Booster shot has fighting chance


Tight procedures: Auxiliary policemen guiding transit passengers at the Kuala Lumpur International Airport. — Bernama

PETALING JAYA: Ensuring those in the high-risk groups are fully vaccinated with the booster dose can help prevent severe complications and ease the healthcare system even if there is a community transmission of the Omicron variant, say public health experts.

Universiti Malaya Department of Social and Preventive Medicine Faculty of Medicine Prof Dr Moy Foong Ming said Omicron transmission could be controlled if the Health Ministry conducts genome sequencing on all imported cases and quickly screens for close contacts.

“I think the variant may be present in the country in low numbers, but it was not detected as no genome sequencing was done.

“However, the high vaccination rate with booster doses, along with the SOP such as wearing a face mask, hand hygiene, avoiding crowded areas and poorly ventilated places would still work against the Omicron transmission,” she said.

The country detected its first case of the Omicron variant from a 19-year-old South African private university student in Ipoh. He arrived in Malaysia from South Africa through Singapore on Nov 19.

Even if there is an Omicron community transmission here, Dr Moy believed it would not burden the health system if the population is fully vaccinated with booster doses, especially the elderly and high-risk groups.

“The majority of the cases may only present mild symptoms, which may not burden our hospitals. As such, the elderly and high-risk groups must take their booster shots so that they won’t get infected and be down with the severe disease.

“But, we still need to wait and see from countries with more cases, whether severe cases are reported and who are those infected,” she said.

Malaysian Public Health Physicians’ Association president Datuk Dr Zainal Ariffin Omar believed that the full impact of the variant would only be known in one to two weeks following the detection of the positive case of the variant in the country.

However, he does not see any problem in the country’s public healthcare system to manage the variant.

“The preventive measures are still the same, practice the SOP, wear your face mask, practise physical distancing and get your booster dose,” he said.

“Studies have shown that the Covid-19 vaccine works. It is one of the methods to lessen its ill effects, albeit the possibility of reduced effectiveness and protection,” said Universiti Kebangsaan Malaysia health economics, hospital and health management Prof Dr Sharifa Ezat Wan Puteh.

“We know it is more contagious than Delta, but we are not sure of its virulence and how vaccines will work against Omicron,” she said.

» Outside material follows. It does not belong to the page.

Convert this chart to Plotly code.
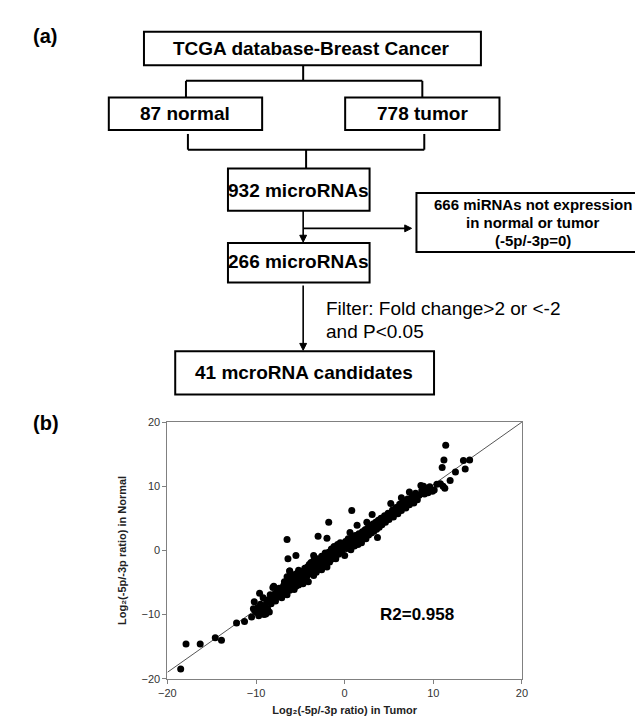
import plotly.graph_objects as go

# ---------------- data ----------------
tumor_x = [
    -18.5, -17.9, -16.3, -14.6, -13.9, -12.2, -11.3, -10.5, -10.3, -9.9, -9.6, -10.2, -9.1, -8.5, -8.1, -8.9,
    -10.1, -9.8, -9.7, -9.5, -9.3, -9.2, -9.0, -8.8, -8.7, -8.6, -8.4, -8.3, -8.1, -8.0, -7.9, -7.8, -7.6, -7.5,
    -7.4, -7.3, -7.1, -7.0,
    -6.9, -6.8, -6.8, -6.7, -6.6, -6.5, -6.5, -6.4, -6.3, -6.2, -6.2, -6.1, -6.0, -6.0, -5.9, -5.8, -5.8, -5.7,
    -5.6, -5.5, -5.5, -5.4, -5.3, -5.2, -5.2, -5.1, -5.0, -5.0, -4.9, -4.8, -4.8, -4.7, -4.6, -4.5, -4.5, -4.4,
    -4.3, -4.2, -4.2, -4.1, -4.0, -4.0,
    -3.9, -3.8, -3.8, -3.7, -3.6, -3.5, -3.5, -3.4, -3.3, -3.2, -3.1, -3.0, -3.0, -2.9, -2.8, -2.7, -2.6, -2.6,
    -2.5, -2.4, -2.3, -2.2, -2.2, -2.1, -2.0, -2.0, -1.9, -1.8, -1.7, -1.6, -1.5, -1.5, -1.4, -1.3, -1.2, -1.1,
    -1.0, -1.0, -0.9, -0.8, -0.7, -0.6, -0.5, -0.5, -0.4, -0.3, -0.2, -0.1, 0.0,
    0.1, 0.2, 0.3, 0.4, 0.5, 0.6, 0.7, 0.8, 0.9, 1.0, 1.1, 1.2, 1.3, 1.4, 1.5, 1.6, 1.7, 1.8, 1.9, 2.0, 2.1, 2.2,
    2.3, 2.4, 2.5, 2.6, 2.7, 2.8, 2.9, 3.0, 3.1, 3.2, 3.3, 3.4, 3.5, 3.6, 3.7, 3.8, 3.9, 4.0,
    4.1, 4.2, 4.4, 4.5, 4.6, 4.8, 4.9, 5.0, 5.2, 5.3, 5.4, 5.5, 5.7, 5.8, 6.0, 6.1, 6.2, 6.4, 6.4, 6.6, 6.7, 6.9,
    7.0, 7.1, 7.3, 7.3, 7.5, 7.6, 7.8, 7.9, 8.0,
    8.2, 8.4, 8.6, 8.7, 8.9, 9.0, 9.2, 9.4, 9.6, 9.9, 10.1, 10.4, 10.8, 11.1, 11.3,
    11.4, 11.2, 11.0, 13.4, 14.1, 13.6, 12.5, 11.9,
    -6.5, -3.0, -2.0, -6.4, -5.5, -3.5, -1.8, 0.8, 3.1, 1.4, 2.5, 3.7, 0.6, -6.2, -6.1, -4.8,
]
normal_y = [
    -18.5, -14.6, -14.6, -13.6, -14.0, -11.3, -11.1, -10.4, -9.1, -9.7, -6.7, -8.0, -10.0, -9.6, -5.8, -9.9,
    -9.5, -8.9, -10.2, -8.4, -9.3, -7.4, -8.6, -8.0, -9.1, -7.7, -6.9, -8.3, -7.5, -5.6, -6.8, -7.9, -6.4, -7.2,
    -5.9, -6.8, -7.4, -6.1,
    -5.5, -6.6, -4.9, -6.0, -5.2, -6.9, -4.1, -5.7, -4.6, -6.2, -3.2, -5.0, -4.1, -5.8, -4.5, -5.3, -3.8, -6.1,
    -4.8, -4.2, -5.6, -3.6, -4.9, -5.4, -3.1, -4.3, -3.8, -5.0, -4.5, -3.3, -4.1, -5.2, -3.9, -2.8, -4.6, -3.5,
    -4.2, -2.6, -3.8, -4.9, -3.1, -2.2,
    -3.6, -2.7, -1.9, -3.3, -2.4, -3.9, -1.6, -2.9, -2.1, -3.4, -1.3, -2.5, -1.9, -2.9, -1.5, -2.2, -0.9, -3.0,
    -1.7, -2.4, -1.1, -0.4, -2.0, -1.5, -0.8, -2.6, -1.2, -0.3, -1.8, -0.7, 0.2, -1.4, -0.2, -1.0, 0.6, -0.5,
    -1.3, 0.3, -0.1, 0.9, -0.6, 0.4, 1.2, -0.3, 0.7, 0.0, 1.0, 0.5, -0.8,
    1.4, 0.3, 0.9, 1.8, 0.6, 1.2, 0.1, 2.0, 1.0, 1.6, 0.7, 2.3, 1.3, 1.9, 0.9, 2.6, 1.7, 2.2, 1.2, 2.9, 2.0, 2.5,
    3.2, 1.8, 2.8, 3.5, 2.4, 3.1, 3.8, 2.7, 3.4, 4.1, 3.0, 3.7, 4.4, 3.3, 4.0, 4.7, 3.6, 4.3,
    5.0, 4.0, 4.7, 5.4, 4.4, 5.1, 5.8, 4.8, 7.3, 5.6, 6.3, 5.2, 6.0, 6.7, 5.7, 6.5, 7.2, 8.2, 6.2, 6.9, 7.6, 6.6,
    7.3, 8.0, 9.1, 7.1, 7.8, 8.5, 7.4, 8.2, 8.9,
    7.9, 8.6, 10.1, 9.3, 10.0, 8.8, 9.6, 9.0, 9.9, 9.2, 9.4, 10.3, 10.4, 10.0, 9.7,
    16.4, 14.1, 12.9, 14.0, 14.1, 12.7, 12.2, 10.9,
    1.7, 2.2, 1.9, -1.3, -0.8, -0.8, 4.4, 6.2, 5.6, 3.9, 4.4, 2.0, 2.8, -3.2, -4.1, -4.1,
]
trend_x = [-20, 20]
trend_y = [-19.0, 20.0]
r2_label = "R2=0.958"
axis_ticks = [-20, -10, 0, 10, 20]
x_title = "Log\u2082(-5p/-3p ratio) in Tumor"
y_title = "Log\u2082(-5p/-3p ratio) in Normal"

# flowchart texts
box_texts = ["TCGA database-Breast Cancer", "87 normal", "778 tumor", "932 microRNAs",
             "266 microRNAs", "41 mcroRNA candidates"]
side_lines = ["666 miRNAs not expression", "in normal or tumor", "(-5p/-3p=0)"]
filter_lines = ["Filter: Fold change>2 or <-2", "and P<0.05"]

W, H = 643, 718
FONT = "Liberation Sans, Arial, DejaVu Sans, sans-serif"


def px(x):
    return x / W


def py(y):
    return 1 - y / H


fig = go.Figure()

# ---------------- scatter panel (b) ----------------
fig.add_trace(go.Scatter(x=trend_x, y=trend_y, mode="lines",
                         line=dict(color="#555555", width=1), hoverinfo="skip",
                         showlegend=False))
fig.add_trace(go.Scatter(x=tumor_x, y=normal_y, mode="markers",
                         marker=dict(color="black", size=7, line=dict(width=0)),
                         showlegend=False))

axis_common = dict(range=[-20, 20], tickvals=axis_ticks, ticks="outside", ticklen=4,
                   tickcolor="#808080", showline=True, linecolor="#808080", linewidth=1,
                   mirror=True, showgrid=False, zeroline=False,
                   tickfont=dict(family=FONT, size=11, color="#333333"))

fig.update_layout(
    width=W, height=H,
    margin=dict(l=0, r=0, t=0, b=0),
    paper_bgcolor="white", plot_bgcolor="rgba(0,0,0,0)",
    xaxis=dict(domain=[px(154), px(517)], anchor="y",
               title=dict(text="<b>" + x_title + "</b>", standoff=8,
                          font=dict(family=FONT, size=11, color="#222222")),
               **axis_common),
    yaxis=dict(domain=[py(676), py(415)], anchor="x",
               title=dict(text="<b>" + y_title + "</b>", standoff=12,
                          font=dict(family=FONT, size=11, color="#222222")),
               **axis_common),
    showlegend=False,
)

ann = []
# R2 text in data coordinates
ann.append(dict(x=8.2, y=-10.0, xref="x", yref="y", text="<b>" + r2_label + "</b>",
                showarrow=False, font=dict(family=FONT, size=17, color="black")))

# ---------------- flowchart panel (a) ----------------
shapes = []


def box(x0, y0, x1, y1):
    shapes.append(dict(type="rect", xref="paper", yref="paper",
                       x0=px(x0), y0=py(y0), x1=px(x1), y1=py(y1),
                       line=dict(color="black", width=2), fillcolor="white"))


def seg(x0, y0, x1, y1, w=2):
    shapes.append(dict(type="line", xref="paper", yref="paper",
                       x0=px(x0), y0=py(y0), x1=px(x1), y1=py(y1),
                       line=dict(color="black", width=w)))


def tri(points):
    d = "M " + " L ".join(f"{px(a):.5f},{py(b):.5f}" for a, b in points) + " Z"
    shapes.append(dict(type="path", xref="paper", yref="paper", path=d,
                       fillcolor="black", line=dict(color="black", width=1)))


def label(x, y, text, size=19, bold=True, xanchor="center"):
    t = "<b>" + text + "</b>" if bold else text
    ann.append(dict(x=px(x), y=py(y), xref="paper", yref="paper", text=t, showarrow=False,
                    xanchor=xanchor, yanchor="middle",
                    font=dict(family=FONT, size=size, color="black")))


def arrow_down(x, y0, y1):
    seg(x, y0, x, y1 - 6, w=1.6)
    tri([(x - 3.5, y1 - 7), (x + 3.5, y1 - 7), (x, y1)])


def arrow_right(x0, x1, y):
    seg(x0, y, x1 - 6, y, w=1.6)
    tri([(x1 - 7, y - 3.5), (x1 - 7, y + 3.5), (x1, y)])


box(130, 18, 475, 52)
box(94, 85, 251, 118)
box(336, 85, 494, 118)
box(216, 157, 361, 200)
box(409, 182, 641, 242)
box(216, 233, 361, 273)
box(162, 343, 427, 387)

seg(293, 52, 293, 68)
seg(173, 68, 415, 68)
seg(173, 68, 173, 85)
seg(415, 68, 415, 85)
seg(175, 122, 175, 138)
seg(417, 122, 417, 138)
seg(175, 138, 417, 138)
seg(296, 138, 296, 157)

arrow_down(293, 200, 232)
arrow_right(293, 404, 218)
arrow_down(293, 276, 342)

label(302, 35, box_texts[0])
label(172, 101, box_texts[1])
label(415, 101, box_texts[2])
label(288, 179, box_texts[3])
label(288, 252, box_texts[4])
label(294, 365, box_texts[5])
for yy, t in zip([194, 212, 230], side_lines):
    label(528, yy, t, size=15)
for yy, t in zip([300, 323], filter_lines):
    label(314, yy, t, size=19, bold=False, xanchor="left")

label(14, 22, "(a)", size=20, xanchor="left")
label(14, 416, "(b)", size=20, xanchor="left")

fig.update_layout(shapes=shapes, annotations=ann)
fig.write_html("out.html")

Dr Sharifa said it would depend on the clinical data on whether hospitals could handle a surge in Omicron cases.

“We are particularly interested in its effects on the elderly, those who have been fully vaccinated and those with comorbidities.

“At this point, if the virus causes mild infections and no respiratory failure, severe infections and others, isolation and home quarantine might be sufficient. Thus, we would not burden the healthcare system,” she said.As of Dec 2, the Health Ministry reported that the utilisation of hospital beds throughout the nation stands at 69.5%, while ventilator and intensive care unit (ICU) usage were at 38.7% and 63.6%, respectively.